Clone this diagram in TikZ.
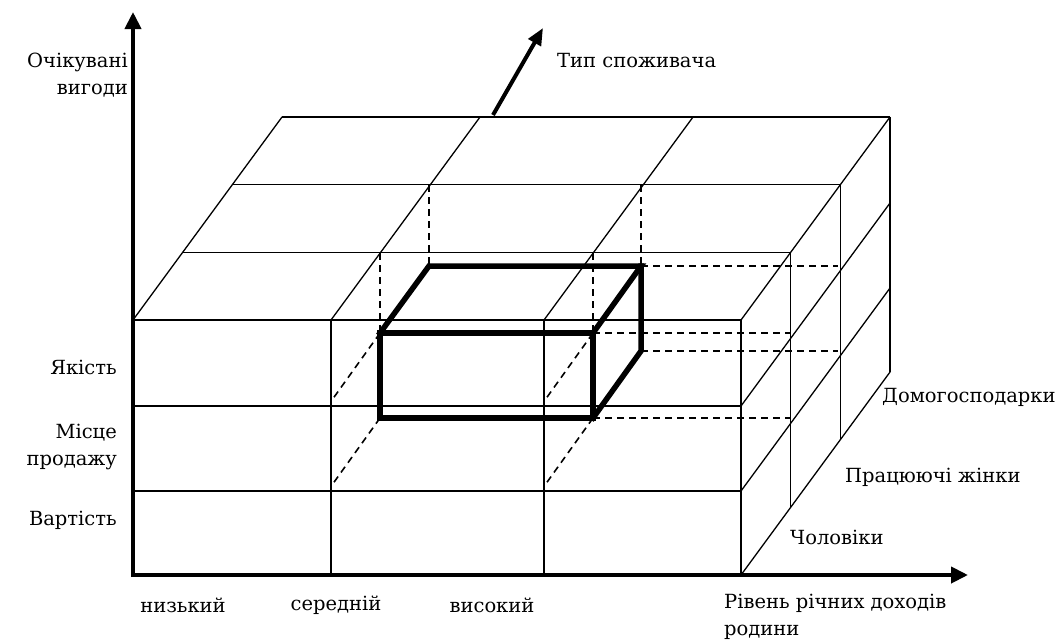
\documentclass[tikz,border=0pt]{standalone}
\usepackage{fontspec}
\setmainfont{DejaVu Serif}
\usetikzlibrary{arrows.meta}
\begin{document}
\begin{tikzpicture}[x=1pt,y=-1pt,
  gridline/.style={line width=1.3pt},
  hid/.style={line width=1.6pt, dash pattern=on 7pt off 5pt},
  hl/.style={line width=5.5pt, line join=miter, line cap=rect},
  ax/.style={line width=4pt, -{Triangle[length=17pt,width=16pt]}},
  lbl/.style={font=\fontsize{19.5}{27}\selectfont, inner sep=0pt}]
\useasboundingbox (0,0) rectangle (1063,640);
\fill[white] (0,0) rectangle (1063,640);
\def\dx{49.7}\def\dy{67.7}
% front face
\draw[gridline] (133,320) rectangle (741,575);
\foreach \x in {331,544} \draw[gridline] (\x,320) -- (\x,575);
\foreach \y in {406,491} \draw[gridline] (133,\y) -- (741,\y);
% top face
\foreach \k in {1,2,3} \draw[gridline] ({133+\k*\dx},{320-\k*\dy}) -- ({741+\k*\dx},{320-\k*\dy});
\foreach \x in {133,331,544,741} \draw[gridline] (\x,320) -- ++({3*\dx},{-3*\dy});
% right face
\foreach \k in {1,2,3} \draw[gridline] ({741+\k*\dx},{320-\k*\dy}) -- ({741+\k*\dx},{575-\k*\dy});
\foreach \y in {406,491,575} \draw[gridline] (741,\y) -- ++({3*\dx},{-3*\dy});
% highlighted cell
\coordinate (ftl) at (380,333);
\coordinate (ftr) at (593,333);
\coordinate (fbl) at (380,418);
\coordinate (fbr) at (593,418);
\coordinate (btl) at (429,266);
\coordinate (btr) at (641,266);
\coordinate (bbr) at (641,351);
% dashed projections
\draw[hid] (380,253) -- (ftl);
\draw[hid] (593,253) -- (ftr);
\draw[hid] (429,185) -- (btl);
\draw[hid] (641,185) -- (btr);
\draw[hid] (ftr) -- (790,333);
\draw[hid] (fbr) -- (790,418);
\draw[hid] (btr) -- (838,266);
\draw[hid] (bbr) -- (838,351);
\draw[hid] (ftl) -- (332,400);
\draw[hid] (fbl) -- (332,485);
\draw[hid] (ftr) -- (545,400);
\draw[hid] (fbr) -- (545,485);
\draw[hl] (ftl) rectangle (fbr);
\draw[hl] (ftl) -- (btl) -- (btr) -- (ftr);
\draw[hl] (btr) -- (bbr) -- (fbr);
% axes
\coordinate (o) at (133,575);
\coordinate (ytip) at (133,12);
\coordinate (xtip) at (968,575);
\coordinate (zs) at (493,115);
\coordinate (zt) at (543,28);
\draw[ax] ([yshift=-2pt]o) -- (ytip);
\draw[ax] ([xshift=-2pt]o) -- (xtip);
\draw[line width=4pt, -{Triangle[length=17pt,width=14pt]}] (zs) -- (zt);
% labels
\node[lbl, anchor=east, align=right] (lob) at (128,75) {Очікувані\\вигоди};
\node[lbl, anchor=west] (ltype) at (557,61) {Тип споживача};
\node[lbl, anchor=east] (lq) at (117,367) {Якість};
\node[lbl, anchor=east, align=right] (lplace) at (117,447) {Місце\\продажу};
\node[lbl, anchor=east] (lcost) at (117,520) {Вартість};
\node[lbl] (llow) at (183,605) {низький};
\node[lbl] (lmid) at (336,605) {середній};
\node[lbl] (lhigh) at (492,605) {високий};
\node[lbl, anchor=north west, align=left] (linc) at (724,594) {Рівень річних доходів\\родини};
\node[lbl, anchor=west] (lhouse) at (882,397) {Домогосподарки};
\node[lbl, anchor=west] (lwork) at (845,477) {Працюючі жінки};
\node[lbl, anchor=west] (lmen) at (790,537) {Чоловіки};
\end{tikzpicture}
\end{document}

# What the task requires:
All of the lines above should be retyped precisely, apart from the pictures.

# Result:
Clone this diagram in TikZ.
\documentclass[tikz,border=0pt]{standalone}
\usepackage{fontspec}
\setmainfont{DejaVu Serif}
\usetikzlibrary{arrows.meta}
\begin{document}
\begin{tikzpicture}[x=1pt,y=-1pt,
  gridline/.style={line width=1.3pt},
  hid/.style={line width=1.6pt, dash pattern=on 7pt off 5pt},
  hl/.style={line width=5.5pt, line join=miter, line cap=rect},
  ax/.style={line width=4pt, -{Triangle[length=17pt,width=16pt]}},
  lbl/.style={font=\fontsize{19.5}{27}\selectfont, inner sep=0pt}]
\useasboundingbox (0,0) rectangle (1063,640);
\fill[white] (0,0) rectangle (1063,640);
\def\dx{49.7}\def\dy{67.7}
% front face
\draw[gridline] (133,320) rectangle (741,575);
\foreach \x in {331,544} \draw[gridline] (\x,320) -- (\x,575);
\foreach \y in {406,491} \draw[gridline] (133,\y) -- (741,\y);
% top face
\foreach \k in {1,2,3} \draw[gridline] ({133+\k*\dx},{320-\k*\dy}) -- ({741+\k*\dx},{320-\k*\dy});
\foreach \x in {133,331,544,741} \draw[gridline] (\x,320) -- ++({3*\dx},{-3*\dy});
% right face
\foreach \k in {1,2,3} \draw[gridline] ({741+\k*\dx},{320-\k*\dy}) -- ({741+\k*\dx},{575-\k*\dy});
\foreach \y in {406,491,575} \draw[gridline] (741,\y) -- ++({3*\dx},{-3*\dy});
% highlighted cell
\coordinate (ftl) at (380,333);
\coordinate (ftr) at (593,333);
\coordinate (fbl) at (380,418);
\coordinate (fbr) at (593,418);
\coordinate (btl) at (429,266);
\coordinate (btr) at (641,266);
\coordinate (bbr) at (641,351);
% dashed projections
\draw[hid] (380,253) -- (ftl);
\draw[hid] (593,253) -- (ftr);
\draw[hid] (429,185) -- (btl);
\draw[hid] (641,185) -- (btr);
\draw[hid] (ftr) -- (790,333);
\draw[hid] (fbr) -- (790,418);
\draw[hid] (btr) -- (838,266);
\draw[hid] (bbr) -- (838,351);
\draw[hid] (ftl) -- (332,400);
\draw[hid] (fbl) -- (332,485);
\draw[hid] (ftr) -- (545,400);
\draw[hid] (fbr) -- (545,485);
\draw[hl] (ftl) rectangle (fbr);
\draw[hl] (ftl) -- (btl) -- (btr) -- (ftr);
\draw[hl] (btr) -- (bbr) -- (fbr);
% axes
\coordinate (o) at (133,575);
\coordinate (ytip) at (133,12);
\coordinate (xtip) at (968,575);
\coordinate (zs) at (493,115);
\coordinate (zt) at (543,28);
\draw[ax] ([yshift=-2pt]o) -- (ytip);
\draw[ax] ([xshift=-2pt]o) -- (xtip);
\draw[line width=4pt, -{Triangle[length=17pt,width=14pt]}] (zs) -- (zt);
% labels
\node[lbl, anchor=east, align=right] (lob) at (128,75) {Очікувані\\вигоди};
\node[lbl, anchor=west] (ltype) at (557,61) {Тип споживача};
\node[lbl, anchor=east] (lq) at (117,367) {Якість};
\node[lbl, anchor=east, align=right] (lplace) at (117,447) {Місце\\продажу};
\node[lbl, anchor=east] (lcost) at (117,520) {Вартість};
\node[lbl] (llow) at (183,605) {низький};
\node[lbl] (lmid) at (336,605) {середній};
\node[lbl] (lhigh) at (492,605) {високий};
\node[lbl, anchor=north west, align=left] (linc) at (724,594) {Рівень річних доходів\\родини};
\node[lbl, anchor=west] (lhouse) at (882,397) {Домогосподарки};
\node[lbl, anchor=west] (lwork) at (845,477) {Працюючі жінки};
\node[lbl, anchor=west] (lmen) at (790,537) {Чоловіки};
\end{tikzpicture}
\end{document}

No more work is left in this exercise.